Answer 1 in that thread basically says that even if there was a rotational cost, it wouldn't matter for millions of years, which is itself incorrect. The sun will be a red giant and consume the earth long before the earth slows to the same speed as the moons orbit regardless of tidal power. The moon is slowing the earth by 1.8 milliseconds per century.

Answer 2 in that thread is closer, but ignores that anywhere that we'd be building tidal plants is where the tidal energy would be knocking against the shore anyway. So the same energy will be transferred with or without the plant.

Answer 3 isn't even worth considering as it assumes a perfectly spherical frictionless world and gets the physics of even that simplified model wrong anyway.

I mean, really, the forces involved with creating tides are astronomical. If a real physicist could find an effect, it would be so many decimals down there as to be laughable.
 
Instability of the element? I don't think you mean that, as lithium is a fairly stable element. Perhaps you meant chemical reactivity of lithium metal (and the other group 1 metals)?
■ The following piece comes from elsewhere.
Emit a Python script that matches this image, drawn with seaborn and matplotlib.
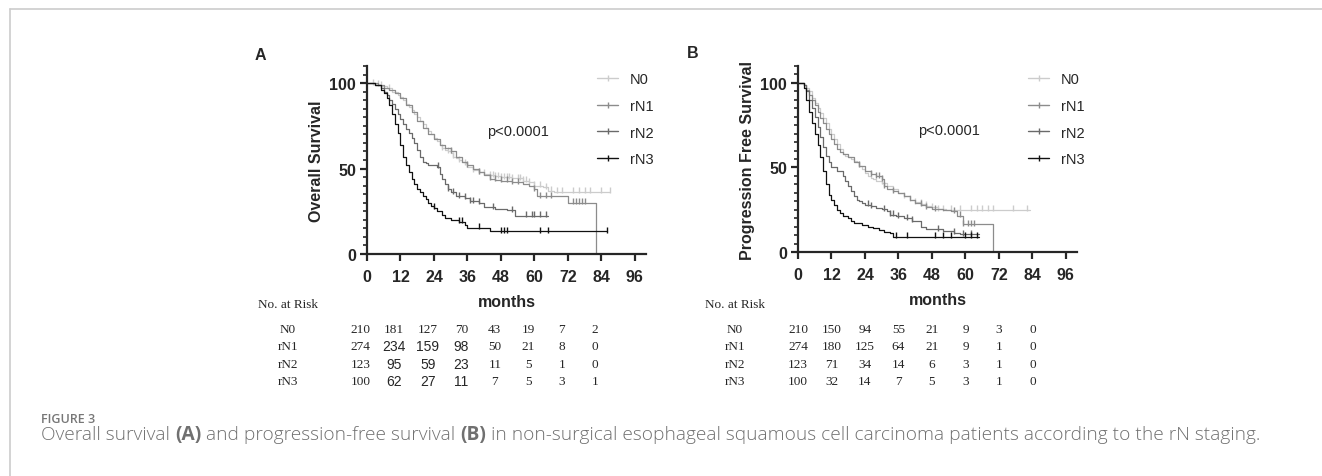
import numpy as np
import pandas as pd
import matplotlib
matplotlib.use("Agg")
import matplotlib.pyplot as plt
import matplotlib.transforms as mtransforms
from matplotlib.lines import Line2D
from matplotlib.ticker import MultipleLocator
import seaborn as sns

sns.set_style('ticks')
plt.rcParams['font.family'] = ['Liberation Sans', 'DejaVu Sans']

GROUPS = ['N0', 'rN1', 'rN2', 'rN3']
COLORS = ['#cccccc', '#8c8c8c', '#6a6a6a', '#111111']
RISK_MONTHS = [0, 12, 24, 36, 48, 60, 72, 84]

# ---- panel A: overall survival (time, survival after step) ----
os_n0_t = [0, 3, 5, 7, 9, 11, 12, 13, 14, 15, 16, 17, 18, 19, 20, 21, 22, 23, 24, 25, 26, 27, 28, 29, 30,
           31, 32, 33, 34, 35, 36, 38, 40, 42, 44, 46, 48, 52, 56, 58, 60, 63, 65, 67, 87]
os_n0_s = [100, 99, 98.5, 97, 95, 93, 92, 90, 88, 86, 84, 82, 80, 78, 76, 74, 72, 70, 68, 66, 64, 62, 61, 60, 59,
           57, 56, 55, 54, 53, 51, 49, 48, 47, 46, 45.5, 45, 44.5, 43, 42, 40, 39, 37, 36.5, 36.5]
os_n1_t = [0, 4, 6, 8, 10, 12, 14, 16, 18, 20, 22, 24, 26, 28, 30, 32, 34, 36, 38, 40, 42, 44, 46, 48,
           52, 56, 58, 60, 61, 72, 82]
os_n1_s = [100, 99, 97, 96, 94, 91, 87, 83, 78, 74, 70, 67, 64, 62, 60, 57, 54, 52, 50, 48, 46, 44, 43.5, 43,
           42, 41, 40, 38, 34, 30, 0]
os_n2_t = [0, 3, 5, 6, 7, 8, 9, 10, 11, 12, 13, 14, 15, 16, 17, 18, 19, 20, 21, 22, 25, 26, 27, 28, 29, 30,
           32, 35, 37, 40, 42, 46, 50, 53, 65]
os_n2_s = [100, 99, 97, 95, 93, 90, 88, 85, 82, 79, 76, 73, 71, 68, 65, 61, 57, 54, 53, 52, 51, 47, 44, 41, 38, 36,
           34, 33, 31, 30, 27.5, 26.5, 25.5, 22.5, 22.5]
os_n3_t = [0, 3, 5, 6, 7, 8, 9, 10, 11, 12, 13, 14, 15, 16, 17, 18, 19, 20, 21, 22, 23, 24, 25, 27, 28, 30,
           33, 35, 36, 44, 86]
os_n3_s = [100, 99, 96, 94, 91, 87, 82, 76, 71, 64, 57, 52, 48, 44, 41, 38, 36, 34, 32, 30, 28, 27, 25, 23, 21, 20,
           19, 17, 15.5, 13.4, 13.4]
os_cens_n0 = [2, 4, 5, 8, 27, 29, 31, 33, 35, 38, 40, 42, 44, 45, 46, 47, 48, 49, 50, 51, 52, 54, 55, 56, 57,
              58, 60, 62, 64, 66, 68, 70, 74, 76, 78, 80, 84, 87]
os_cens_n1 = [30, 36, 40, 44, 46, 48, 50, 52, 54, 60, 62, 64, 66, 74, 75, 76, 77, 78]
os_cens_n2 = [25.5, 29, 31, 33, 35, 37, 38, 40, 45, 52, 57, 59, 60, 62, 64]
os_cens_n3 = [24, 33, 34, 40, 48, 49, 50, 62, 65, 86]

# ---- panel B: progression free survival ----
pfs_n0_t = [0, 2, 3, 4, 5, 6, 7, 8, 9, 10, 11, 12, 13, 14, 15, 16, 17, 18, 19, 20, 21, 22, 23, 24, 25, 26, 27,
            28, 30, 32, 34, 36, 38, 40, 42, 44, 46, 48, 50, 53, 83]
pfs_n0_s = [100, 99, 97, 95, 91, 88, 85, 82, 79, 76, 73, 70, 67, 64, 61, 58, 57, 56, 55, 54, 53, 51, 49, 47, 45, 44, 43,
            42, 41, 39, 37, 35, 33, 31, 29.5, 28.5, 27.5, 26.5, 25.5, 25, 25]
pfs_n1_t = [0, 2, 3, 4, 5, 6, 7, 8, 9, 10, 11, 12, 13, 14, 15, 16, 18, 20, 22, 24, 26, 28, 30, 31, 32, 34, 36,
            38, 40, 42, 44, 46, 48, 52, 55, 57, 59, 70]
pfs_n1_s = [100, 99, 96, 93, 90, 87, 83, 79, 76, 73, 70, 67, 64, 61, 59, 58, 56, 53, 51, 48, 46, 45, 43, 39, 37, 36, 35,
            33, 31, 29, 28, 26.5, 25.5, 25, 24, 21.5, 16.5, 0]
pfs_n2_t = [0, 2, 3, 4, 5, 6, 7, 8, 9, 10, 11, 12, 14, 16, 17, 18, 19, 20, 21, 22, 23, 24, 26, 28, 30, 32, 33,
            35, 38, 41, 44, 46, 52, 56, 58, 65]
pfs_n2_s = [100, 99, 95, 90, 85, 80, 74, 68, 62, 57, 53, 50, 48, 45, 42, 39, 36, 33, 31, 30, 29, 28, 27, 26, 25.5, 24, 22,
            21, 20, 18.5, 15, 13.5, 12.5, 11.5, 10.5, 10.5]
pfs_n3_t = [0, 2, 3, 4, 5, 6, 7, 8, 9, 10, 11, 12, 13, 14, 15, 16, 18, 19, 20, 23, 25, 27, 29, 31, 33, 34, 65]
pfs_n3_s = [100, 97, 90, 83, 76, 70, 63, 56, 48, 40, 34, 31, 28, 25, 23, 21.5, 20, 18.5, 17, 16, 15, 14, 13, 12, 11, 9, 9]
pfs_cens_n0 = [30, 38, 40, 42, 44, 46, 48, 50, 52, 55, 58, 62, 64, 66, 68, 70, 77, 82]
pfs_cens_n1 = [22, 26, 28, 29, 30, 31, 34, 44, 46, 49, 56, 58, 59, 61, 62, 63]
pfs_cens_n2 = [25, 26, 31, 33, 34, 36, 39, 41, 50, 56, 59, 62]
pfs_cens_n3 = [35, 39, 49, 52, 55, 60, 62, 64]

# ---- numbers at risk ----
os_risk_n0 = [210, 181, 127, 70, 43, 19, 7, 2]
os_risk_n1 = [274, 234, 159, 98, 50, 21, 8, 0]
os_risk_n2 = [123, 95, 59, 23, 11, 5, 1, 0]
os_risk_n3 = [100, 62, 27, 11, 7, 5, 3, 1]
pfs_risk_n0 = [210, 150, 94, 55, 21, 9, 3, 0]
pfs_risk_n1 = [274, 180, 125, 64, 21, 9, 1, 0]
pfs_risk_n2 = [123, 71, 34, 14, 6, 3, 1, 0]
pfs_risk_n3 = [100, 32, 14, 7, 5, 3, 1, 0]

W, H = 1322, 477
fig = plt.figure(figsize=(W / 100, H / 100), dpi=100)


def fx(px):
    return px / W


def fy(py):
    return 1 - py / H


def km_panel(ax, curves, censors, ylabel):
    for (t, s), cens, col, name in zip(curves, censors, COLORS, GROUPS):
        df = pd.DataFrame({'month': t, 'surv': s})
        sns.lineplot(data=df, x='month', y='surv', drawstyle='steps-post', color=col,
                     lw=0.9, estimator=None, sort=False, ax=ax)
        t_arr = np.array(t)
        s_arr = np.array(s)
        idx = np.searchsorted(t_arr, cens, side='right') - 1
        ax.plot(cens, s_arr[idx] + 0.8, ls='none', marker='|', ms=4, mew=1.0, color=col)
    ax.set_xlim(0, 100)
    ax.set_ylim(0, 110)
    ax.set_xticks(RISK_MONTHS + [96])
    ax.set_yticks([0, 50, 100])
    ax.yaxis.set_minor_locator(MultipleLocator(5))
    ax.tick_params(axis='both', which='major', length=5, width=1.6, labelsize=11.5, pad=3)
    ax.tick_params(axis='x', which='major', pad=6)
    ax.tick_params(axis='y', which='minor', length=3, width=1.2, left=True)
    for lab in ax.get_xticklabels() + ax.get_yticklabels():
        lab.set_fontweight('bold')
    for sp in ['left', 'bottom']:
        ax.spines[sp].set_linewidth(1.6)
    sns.despine(ax=ax)
    ax.set_xlabel('months', fontsize=11.5, fontweight='bold', labelpad=7)
    ax.set_ylabel(ylabel, fontsize=11.5, fontweight='bold', labelpad=4)
    ax.text(43, 72, 'p<0.0001', fontsize=10.5, ha='left', va='center')
    handles = [Line2D([], [], color=c, lw=1.0, marker='|', ms=4, mew=1.0) for c in COLORS]
    ax.legend(handles, GROUPS, loc='upper left', bbox_to_anchor=(0.805, 1.0), frameon=False,
              fontsize=10.5, handlelength=1.4, handletextpad=0.8, labelspacing=0.88, borderaxespad=0.0)


axA = fig.add_axes([fx(367), fy(255), 100 * 2.79 / W, (255 - 67) / H])
axB = fig.add_axes([fx(798), fy(253), 100 * 2.79 / W, (253 - 67) / H])

km_panel(axA, [(os_n0_t, os_n0_s), (os_n1_t, os_n1_s), (os_n2_t, os_n2_s), (os_n3_t, os_n3_s)],
         [os_cens_n0, os_cens_n1, os_cens_n2, os_cens_n3], 'Overall Survival')
km_panel(axB, [(pfs_n0_t, pfs_n0_s), (pfs_n1_t, pfs_n1_s), (pfs_n2_t, pfs_n2_s), (pfs_n3_t, pfs_n3_s)],
         [pfs_cens_n0, pfs_cens_n1, pfs_cens_n2, pfs_cens_n3], 'Progression Free Survival')

fig.text(fx(255), fy(55), 'A', fontsize=11.5, fontweight='bold', ha='left', va='center')
fig.text(fx(687), fy(53), 'B', fontsize=11.5, fontweight='bold', ha='left', va='center')

# ---- risk tables ----
SERIF = ['Liberation Serif', 'DejaVu Serif']
SANS = ['Liberation Sans', 'DejaVu Sans']
row_y = [330, 347, 365, 382]


def risk_table(ax, rows, label_x, head_x, shift, sans_cells):
    trans = mtransforms.blended_transform_factory(ax.transData, fig.transFigure)
    fig.text(fx(head_x), fy(305), 'No. at Risk', family=SERIF, fontsize=9.5, ha='left', va='center')
    for r, (name, vals) in enumerate(zip(GROUPS, rows)):
        fig.text(fx(label_x), fy(row_y[r]), name, family=SERIF, fontsize=9.5, ha='center', va='center')
        for c, (m, v) in enumerate(zip(RISK_MONTHS, vals)):
            sans = (r, c) in sans_cells
            ax.text(m + shift, fy(row_y[r]), str(v), transform=trans, ha='center', va='center',
                    family=SANS if sans else SERIF, fontsize=10 if sans else 9.5, clip_on=False)


sans_A = {(r, c) for r in (1, 2, 3) for c in (1, 2, 3)}
risk_table(axA, [os_risk_n0, os_risk_n1, os_risk_n2, os_risk_n3], 288, 258, -2.2, sans_A)
risk_table(axB, [pfs_risk_n0, pfs_risk_n1, pfs_risk_n2, pfs_risk_n3], 735, 705, 0.0, set())

# ---- frame and caption ----
fig.add_artist(Line2D([fx(10), 1.0], [fy(10), fy(10)], color='#cccccc', lw=1.2))
fig.add_artist(Line2D([fx(10), fx(10)], [fy(10), 0.0], color='#cccccc', lw=1.2))
CAP = ['Open Sans', 'DejaVu Sans']
fig.text(fx(41), fy(420), 'FIGURE 3', family=CAP, fontsize=9, fontweight='semibold',
         color='#777777', ha='left', va='center')
parts = [('Overall survival ', 'light'), ('(A)', 'bold'), (' and progression-free survival ', 'light'),
         ('(B)', 'bold'),
         (' in non-surgical esophageal squamous cell carcinoma patients according to the rN staging.', 'light')]
fig.canvas.draw()
r = fig.canvas.get_renderer()
x0 = fx(41)
for txt, w in parts:
    t = fig.text(x0, fy(435), txt, family=CAP, fontsize=13.8, fontweight=w, color='#707070',
                 ha='left', va='center')
    bb = t.get_window_extent(renderer=r)
    x0 = bb.x1 / W

fig.savefig('out.png', dpi=100)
"Stable" is used in chemistry as well, not just physics. In chemistry it means relatively non-reactive. In physics it means, as you allude, that it isn't radioactive.

By a chemist's usage, lithium is wildly unstable. In physics it's stable.
 
"Stable" is used in chemistry as well, not just physics. In chemistry it means relatively non-reactive. In physics it means, as you allude, that it isn't radioactive.

By a chemist's usage, lithium is wildly unstable. In physics it's stable.
As an active chemist, I say lithium metal is reactive, and less reactive than sodium and the other group 1 metals. I tend to use "stable" in the context of molecules rather than elements, unless I'm talking radio chemistry.
 
Oh boy, more hours in the day! I wonder how many millions of years we have to wait. :D

It's a closely guarded secret, but by current measurements the days were only 22 hours long just a few years ago. It's why many old people get up at 5 am, and have to take naps in the afternoon. I worked with a guy who was so old that he said, as a kid, he'd get dizzy just because the earth spun so fast. That's why dinosaurs were so heavy...had to be, to keep from flying off.